I’ll leave you to write these out purely in terms of the functions $m$, $i$, $s$, and $t$.

Now we can take this whole setup and drop it into any other category, as long as that category has pairwise pullbacks. If $\mathcal{C}$ does have these pullbacks, then a category internal to $\mathcal{C}$ (or a “category object”) consists of a pair of objects and four morphisms of $\mathcal{C}$, which must satisfy the above relations. Then a category internal to $\mathbf{Set}$ is a small category.

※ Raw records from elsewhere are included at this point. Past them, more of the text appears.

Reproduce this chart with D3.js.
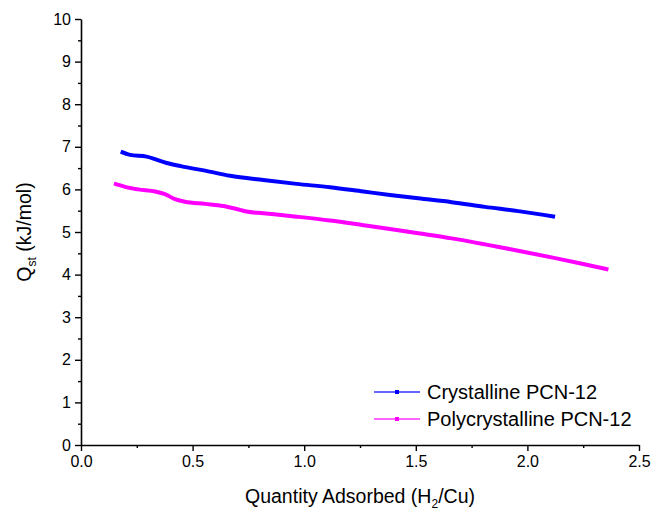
<!DOCTYPE html>
<html>
<head>
<meta charset="utf-8">
<script src="https://cdn.jsdelivr.net/npm/d3@7"></script>
<style>
  html, body { margin: 0; padding: 0; background: #fff; }
  svg { display: block; font-family: "Liberation Sans", Arial, sans-serif; }
</style>
</head>
<body>
<svg id="chart" width="652" height="514"></svg>
<script>
// ---- data ----
const seriesNames = ["Crystalline PCN-12", "Polycrystalline PCN-12"];
const seriesColors = ["#0000FF", "#FF00FF"];
const crystallineX = [0.178, 0.22, 0.294, 0.332, 0.384, 0.451, 0.556, 0.668, 0.817, 0.966, 1.116, 1.265, 1.384, 1.511, 1.661, 1.810, 1.959, 2.124];
const crystallineY = [6.885, 6.81, 6.77, 6.71, 6.62, 6.54, 6.44, 6.32, 6.22, 6.13, 6.05, 5.95, 5.87, 5.79, 5.70, 5.59, 5.49, 5.36];
const polyX = [0.148, 0.197, 0.257, 0.332, 0.376, 0.421, 0.466, 0.556, 0.638, 0.712, 0.742, 0.817, 0.966, 1.116, 1.265, 1.384, 1.511, 1.661, 1.810, 1.959, 2.13, 2.25, 2.363];
const polyY = [6.14, 6.06, 6.00, 5.95, 5.89, 5.77, 5.71, 5.66, 5.61, 5.52, 5.48, 5.44, 5.36, 5.27, 5.16, 5.07, 4.97, 4.85, 4.71, 4.56, 4.38, 4.25, 4.12];
const xTicks = [0.0, 0.5, 1.0, 1.5, 2.0, 2.5];
const yTicks = [0, 1, 2, 3, 4, 5, 6, 7, 8, 9, 10];
const xMinor = [0.25, 0.75, 1.25, 1.75, 2.25];
const yMinor = [0.5, 1.5, 2.5, 3.5, 4.5, 5.5, 6.5, 7.5, 8.5, 9.5];

const svg = d3.select("#chart");
const x = d3.scaleLinear().domain([0, 2.5]).range([81, 639]);
const y = d3.scaleLinear().domain([0, 10]).range([445, 19]);

// axes
const gx = svg.append("g").attr("transform", `translate(0,${y(0)})`)
  .call(d3.axisBottom(x).tickValues(xTicks).tickFormat(d3.format(".1f")).tickSizeInner(6).tickSizeOuter(0).tickPadding(5));
const gxm = svg.append("g").attr("transform", `translate(0,${y(0)})`)
  .call(d3.axisBottom(x).tickValues(xMinor).tickFormat("").tickSizeInner(3).tickSizeOuter(0));
const gy = svg.append("g").attr("transform", `translate(${x(0)},0)`)
  .call(d3.axisLeft(y).tickValues(yTicks).tickFormat(d3.format("d")).tickSizeInner(6).tickSizeOuter(0).tickPadding(4));
const gym = svg.append("g").attr("transform", `translate(${x(0)},0)`)
  .call(d3.axisLeft(y).tickValues(yMinor).tickFormat("").tickSizeInner(3).tickSizeOuter(0));
[gx, gxm, gy, gym].forEach(g => {
  g.selectAll("path.domain").attr("stroke", "#000").attr("stroke-width", 1.6);
  g.selectAll(".tick line").attr("stroke", "#000").attr("stroke-width", 1.4);
  g.selectAll(".tick text").attr("fill", "#000").style("font-size", "16px")
    .style("font-family", "'Liberation Sans', Arial, sans-serif");
});
gxm.select("path.domain").remove();
gym.select("path.domain").remove();

// lines
const seriesData = [
  crystallineX.map((v, i) => [v, crystallineY[i]]),
  polyX.map((v, i) => [v, polyY[i]])
];
const line = d3.line().x(d => x(d[0])).y(d => y(d[1])).curve(d3.curveMonotoneX);
seriesData.forEach((s, i) => {
  svg.append("path").datum(s).attr("d", line)
    .attr("fill", "none").attr("stroke", seriesColors[i]).attr("stroke-width", 4)
    .attr("stroke-linejoin", "round");
});

// axis titles
const xt = svg.append("text").attr("x", (x(0) + x(2.5)) / 2).attr("y", 503)
  .attr("text-anchor", "middle").style("font-size", "19.5px").attr("fill", "#000");
xt.append("tspan").text("Quantity Adsorbed (H");
xt.append("tspan").text("2").style("font-size", "12px").attr("dy", 5);
xt.append("tspan").text("/Cu)").attr("dy", -5);

const yt = svg.append("text")
  .attr("transform", `translate(31,${(y(0) + y(10)) / 2}) rotate(-90)`)
  .attr("text-anchor", "middle").style("font-size", "19.5px").attr("fill", "#000");
yt.append("tspan").text("Q");
yt.append("tspan").text("st").style("font-size", "12px").attr("dy", 5);
yt.append("tspan").text(" (kJ/mol)").attr("dy", -5);

// legend
const legY = [392, 419];
seriesNames.forEach((n, i) => {
  const g = svg.append("g");
  g.append("line").attr("x1", 374).attr("x2", 420).attr("y1", legY[i]).attr("y2", legY[i])
    .attr("stroke", seriesColors[i]).attr("stroke-width", 1.5).attr("opacity", 0.8);
  g.append("rect").attr("x", 395).attr("y", legY[i] - 2).attr("width", 4).attr("height", 4)
    .attr("fill", seriesColors[i]);
  g.append("text").attr("x", 427).attr("y", legY[i] + 7).text(n)
    .style("font-size", "20px").attr("fill", "#000");
});
</script>
</body>
</html>
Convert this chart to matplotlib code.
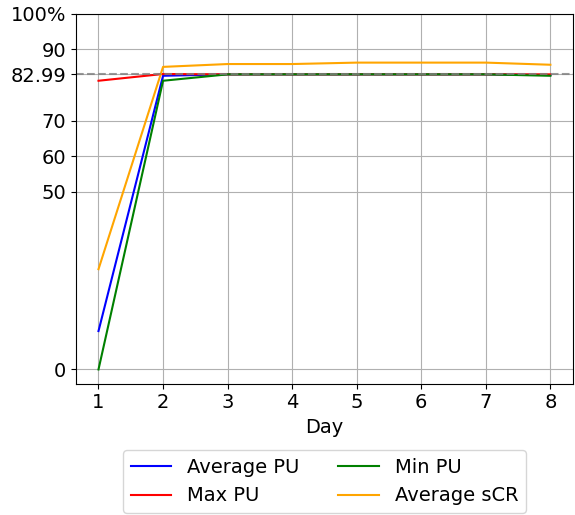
import matplotlib
matplotlib.use("Agg")
import matplotlib.pyplot as plt

days = [1, 2, 3, 4, 5, 6, 7, 8]
avg_pu = [10.8, 82.6, 83.0, 83.0, 83.0, 83.0, 83.0, 82.8]
max_pu = [81.2, 83.1, 83.0, 83.0, 83.0, 83.0, 83.0, 83.0]
min_pu = [0.0, 81.2, 83.0, 83.0, 83.0, 83.0, 83.0, 82.6]
avg_scr = [28.2, 85.1, 85.9, 85.9, 86.3, 86.3, 86.3, 85.7]
target = 82.99
ytick_vals = [0, 50, 60, 70, target, 90, 100]
ytick_labels = ["0", "50", "60", "70", "82.99", "90", "100%"]

plt.rcParams["font.size"] = 14

fig = plt.figure(figsize=(5.75, 5.15), dpi=100)
ax = fig.add_axes([0.132, 0.255, 0.8645, 0.718])

ax.plot(days, avg_pu, color="blue", label="Average PU")
ax.plot(days, max_pu, color="red", label="Max PU")
ax.plot(days, min_pu, color="green", label="Min PU")
ax.plot(days, avg_scr, color="orange", label="Average sCR")
ax.axhline(target, color="gray", linestyle="--", alpha=0.8)

ax.set_ylim(-4, 100)
ax.set_yticks(ytick_vals)
ax.set_yticklabels(ytick_labels)
ax.set_xticks(days)
ax.set_xlabel("Day")
ax.grid(True)

ax.legend(loc="upper center", bbox_to_anchor=(0.5, -0.179), ncol=2,
          borderaxespad=0, handlelength=2.1)

fig.savefig("out.png", dpi=100)
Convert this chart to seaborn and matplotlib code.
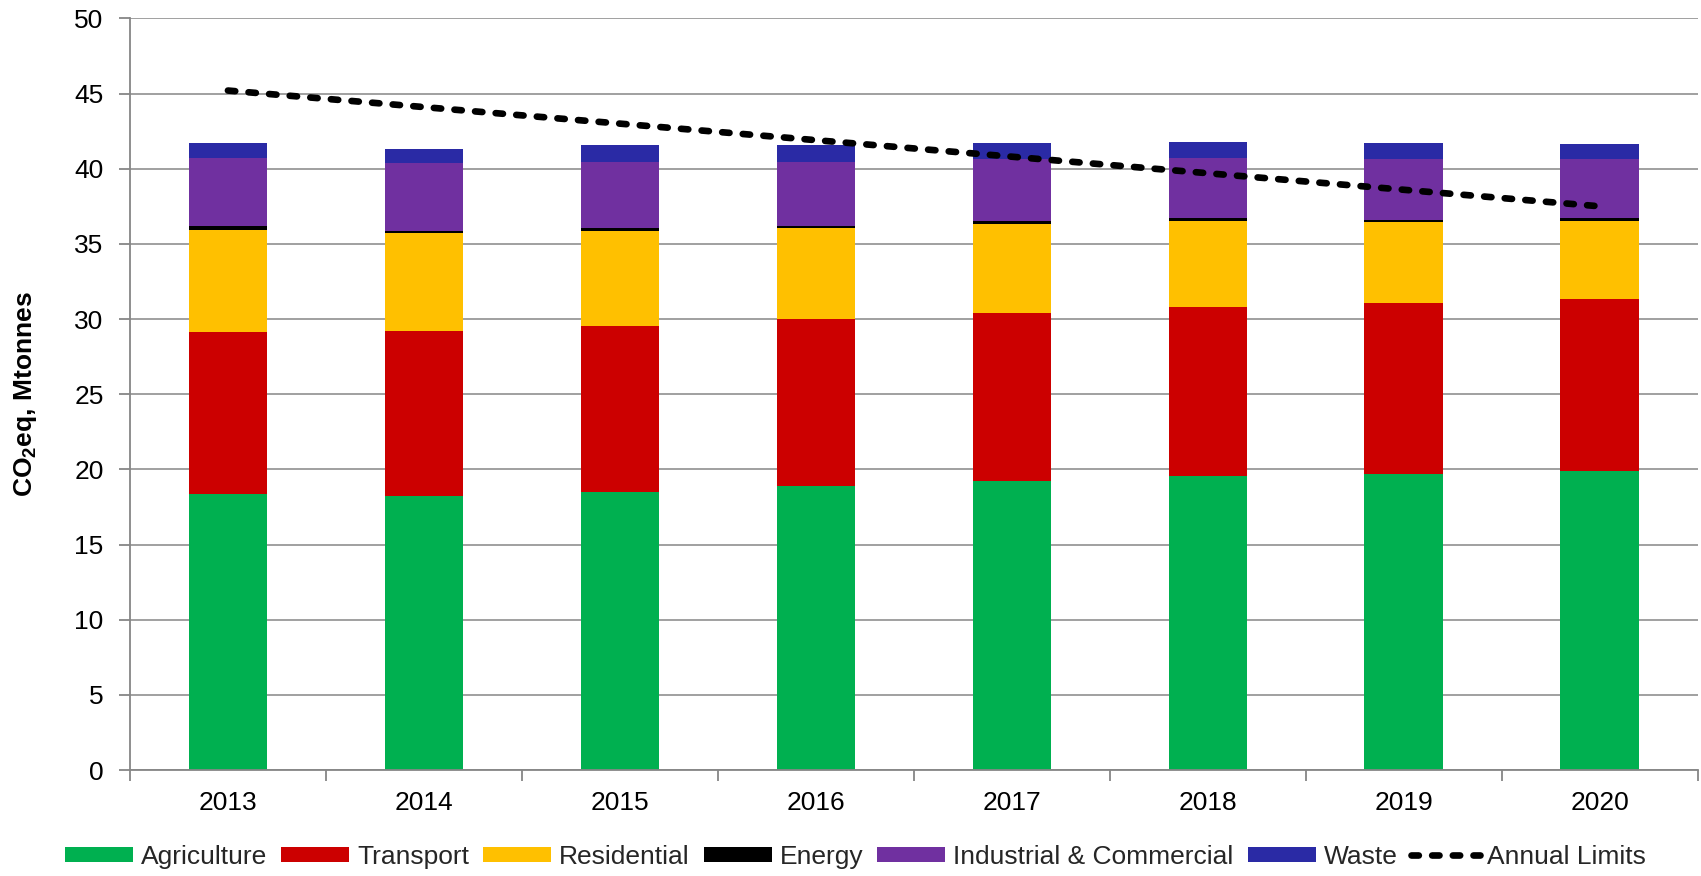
import matplotlib.pyplot as plt
import numpy as np
import pandas as pd
import seaborn as sns
from matplotlib.lines import Line2D
from matplotlib.patches import Patch

years = [2013, 2014, 2015, 2016, 2017, 2018, 2019, 2020]
agriculture = [18.35, 18.20, 18.50, 18.90, 19.20, 19.55, 19.70, 19.90]
transport = [10.81, 10.98, 11.03, 11.07, 11.22, 11.27, 11.40, 11.45]
residential = [6.78, 6.54, 6.30, 6.08, 5.87, 5.67, 5.35, 5.19]
energy = [0.22, 0.15, 0.22, 0.15, 0.20, 0.20, 0.15, 0.15]
industrial = [4.54, 4.50, 4.39, 4.24, 4.15, 4.03, 4.04, 3.95]
waste = [1.02, 0.95, 1.15, 1.13, 1.08, 1.07, 1.06, 1.00]
annual_limits = [45.2, 44.1, 43.0, 41.9, 40.8, 39.7, 38.6, 37.5]

sectors = ["Agriculture", "Transport", "Residential", "Energy",
           "Industrial & Commercial", "Waste"]
sector_values = [agriculture, transport, residential, energy, industrial, waste]
sector_colors = ["#00B050", "#CC0000", "#FFC000", "#000000", "#7030A0", "#2A2AA5"]

sns.set_theme(style="white")
plt.rcParams["font.family"] = ["Liberation Sans", "DejaVu Sans"]
plt.rcParams["mathtext.fontset"] = "custom"
plt.rcParams["mathtext.rm"] = "Liberation Sans"
plt.rcParams["mathtext.bf"] = "Liberation Sans:bold"

emissions = pd.DataFrame(dict(zip(sectors, sector_values)), index=years)
cumulative = emissions.cumsum(axis=1)

fig = plt.figure(figsize=(17.01, 8.76), dpi=100)
ax = fig.add_axes([0.0764, 0.121, 0.9216, 0.858])

# draw cumulative totals from the top layer down so each layer shows
for sector, color in reversed(list(zip(sectors, sector_colors))):
    sns.barplot(
        x=years,
        y=cumulative[sector].values,
        color=color,
        width=0.4,
        native_scale=True,
        linewidth=0,
        saturation=1,
        ax=ax,
    )

sns.lineplot(
    x=years,
    y=annual_limits,
    color="black",
    linewidth=4.8,
    linestyle=(0, (1.1, 2.0)),
    dash_capstyle="round",
    ax=ax,
)

ax.set_xlim(years[0] - 0.5, years[-1] + 0.5)
ax.set_ylim(0, 50)
ax.set_yticks(np.arange(0, 51, 5))
ax.set_xticks(years)
ax.set_xticklabels([str(y) for y in years])
ax.set_xticks(np.arange(years[0] - 0.5, years[-1] + 1, 1), minor=True)
ax.tick_params(axis="x", which="major", length=0, pad=15, labelsize=19,
               labelcolor="black")
ax.tick_params(axis="x", which="minor", length=8, width=1.3, color="#868686",
               bottom=True, direction="out")
ax.tick_params(axis="y", length=8, width=1.3, color="#868686", left=True,
               direction="out", pad=11, labelsize=19, labelcolor="black")

ax.set_axisbelow(True)
ax.yaxis.grid(True, color="#A0A0A0", linewidth=1.4)
ax.xaxis.grid(False)
for side in ["top", "right"]:
    ax.spines[side].set_visible(False)
for side in ["left", "bottom"]:
    ax.spines[side].set_color("#868686")
    ax.spines[side].set_linewidth(1.3)

ax.set_ylabel(r"CO$_\mathbf{2}$eq, Mtonnes", fontsize=19, fontweight="bold",
              color="black")
ax.yaxis.set_label_coords(-0.058, 0.5)
ax.set_xlabel("")

handles = [Patch(facecolor=c, edgecolor="none") for c in sector_colors]
handles.append(Line2D([0], [0], color="black", linewidth=4.8,
                      linestyle=(0, (1.1, 2.0)), dash_capstyle="round"))
labels = sectors + ["Annual Limits"]
fig.legend(
    handles,
    labels,
    loc="center",
    bbox_to_anchor=(0.503, 0.022),
    ncol=7,
    frameon=False,
    fontsize=19,
    handlelength=2.58,
    handleheight=0.53,
    handletextpad=0.3,
    columnspacing=0.53,
    borderaxespad=0,
    borderpad=0,
)

fig.savefig("out.png", dpi=100)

When we’re talking about categorifying something like a group, we want to replace the underlying set of a group with a small category. That is, we want to have a group object in $\mathbf{Cal}$. But we know that internalizations commute, so this is the same thing as a “category object” in groups! That is, instead of looking for a category with a multiplication functor and so on, we can instead look for a pair of groups with source, target, composition, and identity homomorphisms between them.